Unfortunately no crew for this trip and the tide would allow launching only from 2pm as the slip ends rather sharpish and drops off. Actually I could probably have got off a bit earlier by going round the side.
The wind was SE 3-4 and gradually increased – maybe 4/5 at times. About the top of comfort range – but with big reef in main and jib we still managed a respectable 5 knots most of the way.
The point is 7 nautical miles (13 km) NE of St Abbs head. The spring tides cause some rough water off the point but nothing too violent. St Abbs was visible most off the way out – but disappeared during showers. The weather closed in before I arrived at the CP and no land was visible. It was not clear enough for a picture all the way back either – although after packing up the boat etc the weather cleared – of course!

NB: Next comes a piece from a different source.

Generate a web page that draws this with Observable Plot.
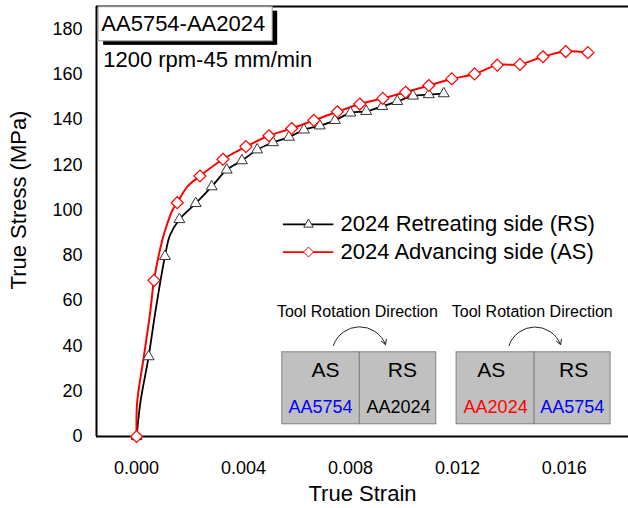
<!DOCTYPE html>
<html><head><meta charset="utf-8">
<script src="https://cdn.jsdelivr.net/npm/d3@7"></script>
<script src="https://cdn.jsdelivr.net/npm/@observablehq/plot@0.6"></script>
<style>body{margin:0;background:#fff}</style>
</head><body><div id="chart"></div>
<script>
// Advancing side (AS) markers
const asStrain = [0, 0.00065, 0.00152, 0.00237, 0.00323, 0.00409, 0.00495, 0.00580, 0.00663, 0.00751, 0.00835, 0.00921, 0.01006, 0.01093, 0.01179, 0.01264, 0.01349, 0.01434, 0.0152, 0.01605, 0.01688];
const asStress = [0, 69, 103.3, 115.1, 122.5, 128.1, 132.9, 136.1, 139.7, 143.5, 146.9, 149.4, 152.1, 155.1, 158.0, 160.2, 164.1, 164.4, 167.8, 170.1, 169.6];
// extra curve points for AS line (elastic region)
const asLineStrain = [0.00002, 0.00028, 0.00052, 0.00096, 0.00115, 0.00134, 0.0019];
const asLineStress = [15, 36, 56, 86.7, 94.1, 100, 110.4];
// Retreating side (RS) markers
const rsStrain = [0, 0.00045, 0.00106, 0.0016, 0.00221, 0.00281, 0.00337, 0.00394, 0.00451, 0.0051, 0.0057, 0.00626, 0.00685, 0.00742, 0.0080, 0.00859, 0.00919, 0.00975, 0.01034, 0.01093, 0.01149];
const rsStress = [0, 35.3, 79.6, 95.9, 103, 110.4, 117.8, 121.9, 126.7, 129.9, 132.3, 135.5, 137.3, 139.7, 143.0, 143.7, 145.9, 148.1, 150.5, 151.1, 151.5];
const rsLineStrain = [0.00015, 0.00071, 0.00125];
const rsLineStress = [15.7, 55.7, 89];

const xTicks = [0, 0.004, 0.008, 0.012, 0.016];
const yTicks = [0, 20, 40, 60, 80, 100, 120, 140, 160, 180];
const seriesNames = ["2024 Retreating side (RS)", "2024 Advancing side (AS)"];

const toPts = (xs, ys) => xs.map((x, i) => ({x, y: ys[i]}));
const asMarks = toPts(asStrain, asStress);
const rsMarks = toPts(rsStrain, rsStress);
const asLine = asMarks.concat(toPts(asLineStrain, asLineStress)).sort((a, b) => a.x - b.x);
const rsLine = rsMarks.concat(toPts(rsLineStrain, rsLineStress)).sort((a, b) => a.x - b.x);

// annotation positions (data units)
const legendRows = [
  {name: seriesNames[0], y: 93.7, stroke: "#000", mstroke: "#333", symbol: "triangle2"},
  {name: seriesNames[1], y: 81.5, stroke: "#ff0000", mstroke: "#ff0000", symbol: "diamond2"}
];
const boxes = [
  {x1: 0.00545, x2: 0.00835}, {x1: 0.00835, x2: 0.01121},
  {x1: 0.01197, x2: 0.01489}, {x1: 0.01489, x2: 0.01773}
];
const sideLabels = [
  {x: 0.00707, t: "AS"}, {x: 0.00994, t: "RS"}, {x: 0.01327, t: "AS"}, {x: 0.01635, t: "RS"}
];
const alloyLabels = [
  {x: 0.00688, t: "AA5754", c: "#0000ff"}, {x: 0.0098, t: "AA2024", c: "#000"},
  {x: 0.01343, t: "AA2024", c: "#ff0000"}, {x: 0.0163, t: "AA5754", c: "#0000ff"}
];
const rotLabels = [{x: 0.00826}, {x: 0.0148}];
const arrows = [{x1: 0.00736, x2: 0.00931}, {x1: 0.01393, x2: 0.01586}];
const fmt = d3.format(".3f");

const chart = Plot.plot({
  width: 628, height: 508,
  marginLeft: 96, marginRight: 0, marginTop: 6, marginBottom: 72,
  x: {domain: [-0.0015, 0.0184], axis: null},
  y: {domain: [0, 190], axis: null},
  style: {fontFamily: "'Liberation Sans', Arial, sans-serif", fontSize: "18px", background: "white", color: "black"},
  marks: [
    // tick labels (drawn via scales)
    Plot.text(xTicks, {x: d => d, y: 0, text: d => fmt(d), dy: 32, fontSize: 18}),
    Plot.text(yTicks, {x: -0.0015, y: d => d, text: d => String(d), dx: -14, textAnchor: "end", fontSize: 18}),
    Plot.text(["True Strain"], {x: 0.00845, y: 0, dy: 57, fontSize: 22}),
    Plot.text(["True Stress (MPa)"], {x: -0.0015, y: 104.5, rotate: -90, dx: -78, fontSize: 22}),
    // frame
    Plot.ruleY([0, 190], {stroke: "black", strokeWidth: 2}),
    Plot.ruleX([-0.0015], {stroke: "black", strokeWidth: 2}),
    // title box
    Plot.rect([0], {x1: -0.00142, x2: 0.00509, y1: 174.6, y2: 189.7, fill: "black", dx: 5, dy: 4}),
    Plot.rect([0], {x1: -0.00142, x2: 0.00509, y1: 174.6, y2: 189.7, fill: "white", stroke: "#999", strokeWidth: 1}),
    Plot.text(["AA5754-AA2024"], {x: -0.00132, y: 182.2, textAnchor: "start", fontSize: 22}),
    Plot.text(["1200 rpm-45 mm/min"], {x: -0.00125, y: 166.6, textAnchor: "start", fontSize: 22}),
    // curves
    Plot.line(rsLine, {x: "x", y: "y", stroke: "black", strokeWidth: 1.8, curve: "catmull-rom"}),
    Plot.line(asLine, {x: "x", y: "y", stroke: "#ff0000", strokeWidth: 2, curve: "catmull-rom"}),
    Plot.dot(rsMarks, {x: "x", y: "y", symbol: "triangle2", r: 5.2, stroke: "#333", strokeWidth: 1, fill: "white"}),
    Plot.dot(asMarks, {x: "x", y: "y", symbol: "diamond2", r: 5.4, stroke: "#ff0000", strokeWidth: 1.2, fill: "white"}),
    // legend
    Plot.ruleY(legendRows, {y: "y", x1: 0.00549, x2: 0.00738, stroke: "stroke", strokeWidth: 1.8}),
    Plot.dot(legendRows, {x: 0.00643, y: "y", symbol: "symbol", r: 4.5, stroke: "mstroke", fill: "white", strokeWidth: 1}),
    Plot.text(legendRows, {x: 0.00763, y: "y", text: "name", textAnchor: "start", fontSize: 22}),
    // tool rotation diagrams
    Plot.rect(boxes, {x1: "x1", x2: "x2", y1: 5.4, y2: 37.2, fill: "#c0c0c0", stroke: "#808080", strokeWidth: 1}),
    Plot.text(sideLabels, {x: "x", y: 29.1, text: "t", fontSize: 21}),
    Plot.text(alloyLabels, {x: "x", y: 12.8, text: "t", fill: "c", fontSize: 18}),
    Plot.text(rotLabels, {x: "x", y: 54.9, text: () => "Tool Rotation Direction", fontSize: 16}),
    Plot.arrow(arrows, {x1: "x1", x2: "x2", y1: 40.2, y2: 40.6, bend: 70, headLength: 8, stroke: "#222", strokeWidth: 1})
  ]
});
document.getElementById("chart").appendChild(chart);
</script>
</body></html>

I was able to steer direct to the point and hove-to when the arrow changed from 0.01nm ahead to 0.01 nm behind. So the accuracy of the visit was within 10 metres – probably within 5. By the time the photos were taken I had drifted off a little – about 20-25 metres if my maths is right. Then a roller coaster ride back with waves coming from the port quarter. Hooray for GPS – straight through the murk to the harbour entrance.
Arrived back at 5.30 to greeting from local policeman – I had been reported as disappearing into the gloom and not coming back. All well though and they hadn’t launched the lifeboat – yet! Although it is not obligatory I should have told the coastguard so that they knew who was out there. 3 hours 30 minutes for the trip – including 2 stops I guess the average sailing speed was 4.5 to 5 knots – very respectable.
I took photos in all the cardinal directions as usual but only 2 were actually taken – the camera was set for flash and took too long to recover. No time to hang around in a bouncing boat on the high seas to check such details! Would have been annoying if I hadn’t met the minimum requirement though. One photo has a bright white UFO that I didn’t see at the time – a more prosaic explanation might be a raindrop!
I was hoping to do 55N 1W as well this week – but it is twice as far offshore and the weather is not reliable enough at this time of the year. Also long days would be better. I expect somebody else will tidy up this last English point before I get there!